Wir müssen den unentschlossenen Menschen und damit Wählern aufzeigen, warum sie Van der Bellen wählen sollen, und nicht, warum sie Hofer nicht wählen sollen. Das Ziel darf nicht sein, jemanden zu wählen, weil der andere unwählbar ist, dass Ziel muss sein, Gründe darzulegen, warum es besser ist, den einen dem anderen vorzuziehen.
Ich selbst möchte in 20 Jahren noch weiterhin barrierefrei durch die EU reisen können. Ich möchte die Möglichkeit haben, in anderen europäischen Ländern arbeiten zu können, ohne vorher Jahre auf eine Arbeitserlaubnis warten zu müssen. Ich möchte, dass Menschen, die wenig haben und von Kriegsgebieten nach Europa flüchten, von uns, von der gesamten Bevölkerung der europäischen Union unterstützt werden, damit sie ein neues Zuhause finden. Sei es bei uns oder sei es durch Hilfe und Wiederaufbau in deren Heimat. Ich möchte nicht, dass Menschen ausgestoßen und zurückgelassen werden, nur weil sie nicht das Privileg hatten, in eine intakte Gesellschaft hineingeboren worden zu sein.
Und ich möchte, dass hier die gesamte österreichische Bevölkerung an einem Strang zieht, und nicht 51% dagegen sind und 49% dafür beziehungsweise umgekehrt.

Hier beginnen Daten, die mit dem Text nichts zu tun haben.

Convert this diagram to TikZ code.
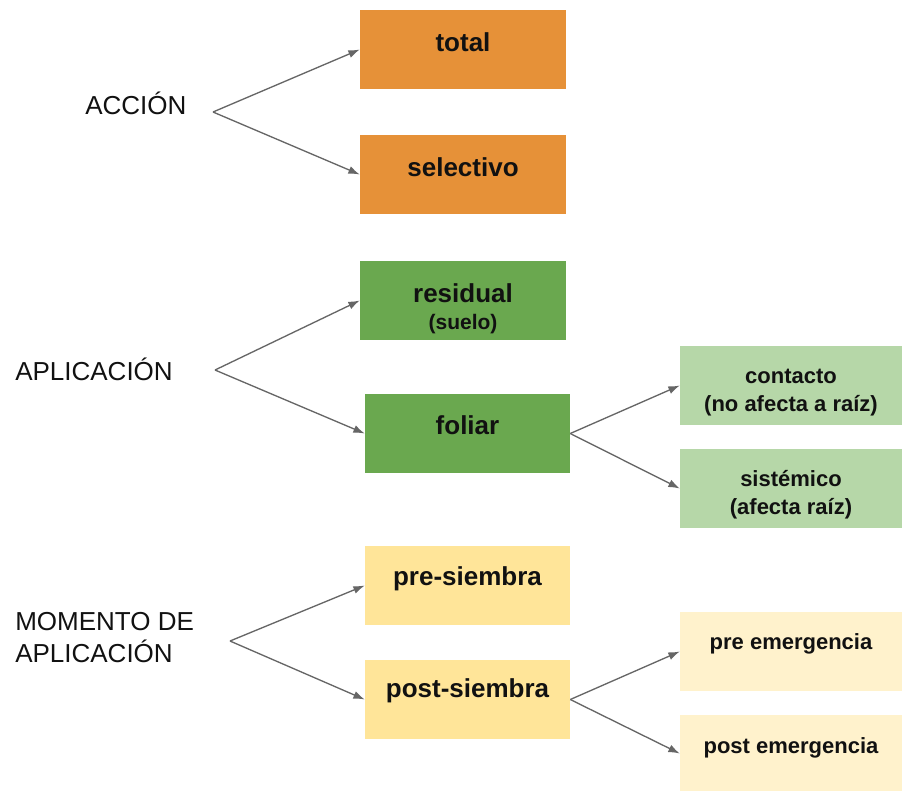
\documentclass[tikz,border=0pt]{standalone}
\usepackage{fontspec}
\setmainfont{Liberation Sans}
\usetikzlibrary{arrows.meta}
\definecolor{cOrange}{HTML}{E69138}
\definecolor{cGreen}{HTML}{6AA84F}
\definecolor{cLGreen}{HTML}{B6D7A8}
\definecolor{cYellow}{HTML}{FFE599}
\definecolor{cLYellow}{HTML}{FFF2CC}
\definecolor{cArrow}{HTML}{666666}
\definecolor{cText}{HTML}{111111}
\tikzset{
  boxA/.style={minimum width=206*0.75pt, minimum height=79*0.75pt, inner sep=0pt, draw=none},
  boxB/.style={minimum width=222*0.75pt, minimum height=79*0.75pt, inner sep=0pt, draw=none},
  bigtxt/.style={font=\fontsize{19.5pt}{23pt}\selectfont\bfseries, text=cText, align=center, inner sep=0pt},
  smalltxt/.style={font=\fontsize{16.5pt}{21pt}\selectfont\bfseries, text=cText, align=center, inner sep=0pt},
  lbl/.style={font=\fontsize{19.5pt}{24pt}\selectfont, text=cText, align=left, inner sep=0pt, anchor=west},
  conn/.style={draw=cArrow, line width=1pt, -{Latex[length=8.5pt,width=6pt]}},
}
\begin{document}
\begin{tikzpicture}[x=0.75pt,y=-0.75pt]
\useasboundingbox (0,0) rectangle (902,790);
% boxes
\node[boxA, fill=cOrange] (tot) at (463,49.5) {};
\node[boxA, fill=cOrange] (sel) at (463,174.5) {};
\node[boxA, fill=cGreen] (res) at (463,300.5) {};
\node[boxA, minimum width=205*0.75pt, fill=cGreen] (fol) at (467.5,433.5) {};
\node[boxB, fill=cLGreen] (con) at (791,385.5) {};
\node[boxB, fill=cLGreen] (sis) at (791,488.5) {};
\node[boxA, minimum width=205*0.75pt, fill=cYellow] (pres) at (467.5,585.5) {};
\node[boxA, minimum width=205*0.75pt, fill=cYellow] (posts) at (467.5,699.5) {};
\node[boxB, fill=cLYellow] (pree) at (791,651.5) {};
\node[boxB, minimum height=77*0.75pt, fill=cLYellow] (poste) at (791,753.5) {};
% texts
\node[bigtxt] (totT) at (463,42) {total};
\node[bigtxt] (selT) at (463,167) {selectivo};
\node[bigtxt] (resT) at (463,293) {residual};
\node[bigtxt, font=\fontsize{15.75pt}{18pt}\selectfont\bfseries] (resT2) at (463,324.5) {(suelo)};
\node[bigtxt] (folT) at (467.5,425) {foliar};
\node[smalltxt] (conT) at (791,393) {contacto\\(no afecta a raíz)};
\node[smalltxt] (sisT) at (791,495) {sistémico\\(afecta raíz)};
\node[smalltxt] (preeT) at (791,644) {pre emergencia};
\node[smalltxt] (posteT) at (791,748) {post emergencia};
\node[bigtxt] (presT) at (467.5,579) {pre-siembra};
\node[bigtxt] (postsT) at (467.5,691) {post-siembra};
% labels
\node[lbl] (acc) at (85,103) {ACCIÓN};
\node[lbl] (apl) at (15,369) {APLICACIÓN};
\node[lbl] (mom) at (15,638) {MOMENTO DE\\APLICACIÓN};
% vertices
\coordinate (v1) at (213,112);
\coordinate (v2) at (215,370);
\coordinate (v3) at (230,641);
% connectors
\draw[conn] (v1) -- (tot.west);
\draw[conn] (v1) -- (sel.west);
\draw[conn] (v2) -- (res.west);
\draw[conn] (v2) -- (fol.west);
\draw[conn] (fol.east) -- (con.west);
\draw[conn] (fol.east) -- (sis.west);
\draw[conn] (v3) -- (pres.west);
\draw[conn] (v3) -- (posts.west);
\draw[conn] (posts.east) -- (pree.west);
\draw[conn] (posts.east) -- (poste.west);
\end{tikzpicture}
\end{document}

Ich selbst werde aus den oben genannten Gründen van der Bellen wählen. Freiheit, sei es in Form von Reisefreiheit oder Dienstleistungsfreiheit, ist ein ganz besonderes Gut und wird meines Erachtens von vielen zu wenig geschätzt, weil es für uns schon zur Gewohnheit geworden ist. Man denke nur 3 Jahrzehnte zurück, als die Grenzen zu all unseren Nachbarländern noch aufrecht waren und Kontrollen Standard waren. In eine solche Zeit möchte ich nicht mehr zurück.